### WRITTEN EXERCISE
Output, please, exactly those lines of the listing that come before the line with "return (x - OFF) / W", along with that line itself.

### STORED DATA

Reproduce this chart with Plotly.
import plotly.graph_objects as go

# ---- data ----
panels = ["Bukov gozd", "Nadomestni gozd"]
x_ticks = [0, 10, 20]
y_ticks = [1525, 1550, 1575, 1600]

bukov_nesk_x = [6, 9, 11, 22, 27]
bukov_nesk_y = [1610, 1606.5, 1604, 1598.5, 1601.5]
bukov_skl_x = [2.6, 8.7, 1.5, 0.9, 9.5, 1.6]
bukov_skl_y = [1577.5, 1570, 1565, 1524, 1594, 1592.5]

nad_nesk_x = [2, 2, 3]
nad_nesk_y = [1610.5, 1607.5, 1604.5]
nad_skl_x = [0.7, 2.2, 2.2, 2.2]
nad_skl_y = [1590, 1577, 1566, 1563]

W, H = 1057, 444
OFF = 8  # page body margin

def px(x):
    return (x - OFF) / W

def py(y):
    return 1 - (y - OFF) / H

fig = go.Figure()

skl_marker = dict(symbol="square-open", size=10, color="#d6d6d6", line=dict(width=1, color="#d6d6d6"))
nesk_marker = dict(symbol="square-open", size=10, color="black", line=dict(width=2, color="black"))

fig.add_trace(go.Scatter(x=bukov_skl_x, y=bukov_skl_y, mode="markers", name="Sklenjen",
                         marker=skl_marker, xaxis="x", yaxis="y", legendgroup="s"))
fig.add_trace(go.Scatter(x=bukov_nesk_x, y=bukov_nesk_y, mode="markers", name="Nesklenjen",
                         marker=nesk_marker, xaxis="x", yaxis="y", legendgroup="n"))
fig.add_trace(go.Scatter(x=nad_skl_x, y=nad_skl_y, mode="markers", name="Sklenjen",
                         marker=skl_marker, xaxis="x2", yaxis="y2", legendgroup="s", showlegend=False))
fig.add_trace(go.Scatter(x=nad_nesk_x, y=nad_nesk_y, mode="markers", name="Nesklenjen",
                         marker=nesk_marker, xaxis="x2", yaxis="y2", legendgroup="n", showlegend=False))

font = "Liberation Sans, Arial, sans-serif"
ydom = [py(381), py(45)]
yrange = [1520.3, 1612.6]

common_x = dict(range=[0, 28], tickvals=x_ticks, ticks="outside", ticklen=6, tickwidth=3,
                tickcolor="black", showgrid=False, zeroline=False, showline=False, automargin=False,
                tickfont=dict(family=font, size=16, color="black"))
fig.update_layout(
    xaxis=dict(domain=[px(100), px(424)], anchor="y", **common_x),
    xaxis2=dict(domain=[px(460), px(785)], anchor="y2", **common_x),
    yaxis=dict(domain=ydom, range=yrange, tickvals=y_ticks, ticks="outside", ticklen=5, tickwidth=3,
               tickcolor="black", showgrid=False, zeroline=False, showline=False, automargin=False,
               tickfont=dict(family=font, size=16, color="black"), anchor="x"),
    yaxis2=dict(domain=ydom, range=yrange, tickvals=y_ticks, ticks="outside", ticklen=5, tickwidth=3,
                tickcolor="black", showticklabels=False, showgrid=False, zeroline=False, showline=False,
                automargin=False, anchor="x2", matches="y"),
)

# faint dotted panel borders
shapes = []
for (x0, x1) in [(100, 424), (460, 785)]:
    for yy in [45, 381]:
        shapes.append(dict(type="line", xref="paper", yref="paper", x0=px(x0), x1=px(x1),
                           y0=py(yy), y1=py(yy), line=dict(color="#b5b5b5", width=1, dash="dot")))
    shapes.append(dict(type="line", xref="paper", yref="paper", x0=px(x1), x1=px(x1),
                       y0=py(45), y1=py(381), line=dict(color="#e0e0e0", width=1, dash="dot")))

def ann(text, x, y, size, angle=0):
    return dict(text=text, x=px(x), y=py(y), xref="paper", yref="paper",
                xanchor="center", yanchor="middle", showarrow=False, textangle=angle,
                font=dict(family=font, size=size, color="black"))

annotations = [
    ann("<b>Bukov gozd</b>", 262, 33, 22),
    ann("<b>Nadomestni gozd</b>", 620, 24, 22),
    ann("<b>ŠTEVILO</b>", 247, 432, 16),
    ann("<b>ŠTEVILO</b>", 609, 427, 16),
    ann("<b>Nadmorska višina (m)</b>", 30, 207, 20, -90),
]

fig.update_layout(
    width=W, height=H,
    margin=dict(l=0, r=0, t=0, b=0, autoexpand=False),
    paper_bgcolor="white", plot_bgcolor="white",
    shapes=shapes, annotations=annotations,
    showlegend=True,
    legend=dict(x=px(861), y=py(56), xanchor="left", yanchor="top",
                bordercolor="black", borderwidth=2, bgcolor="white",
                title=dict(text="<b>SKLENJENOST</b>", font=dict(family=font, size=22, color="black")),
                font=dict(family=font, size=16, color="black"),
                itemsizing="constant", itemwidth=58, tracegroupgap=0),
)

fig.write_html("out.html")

### OUTPUT FOR THIS EXERCISE
Reproduce this chart with Plotly.
import plotly.graph_objects as go

# ---- data ----
panels = ["Bukov gozd", "Nadomestni gozd"]
x_ticks = [0, 10, 20]
y_ticks = [1525, 1550, 1575, 1600]

bukov_nesk_x = [6, 9, 11, 22, 27]
bukov_nesk_y = [1610, 1606.5, 1604, 1598.5, 1601.5]
bukov_skl_x = [2.6, 8.7, 1.5, 0.9, 9.5, 1.6]
bukov_skl_y = [1577.5, 1570, 1565, 1524, 1594, 1592.5]

nad_nesk_x = [2, 2, 3]
nad_nesk_y = [1610.5, 1607.5, 1604.5]
nad_skl_x = [0.7, 2.2, 2.2, 2.2]
nad_skl_y = [1590, 1577, 1566, 1563]

W, H = 1057, 444
OFF = 8  # page body margin

def px(x):
    return (x - OFF) / W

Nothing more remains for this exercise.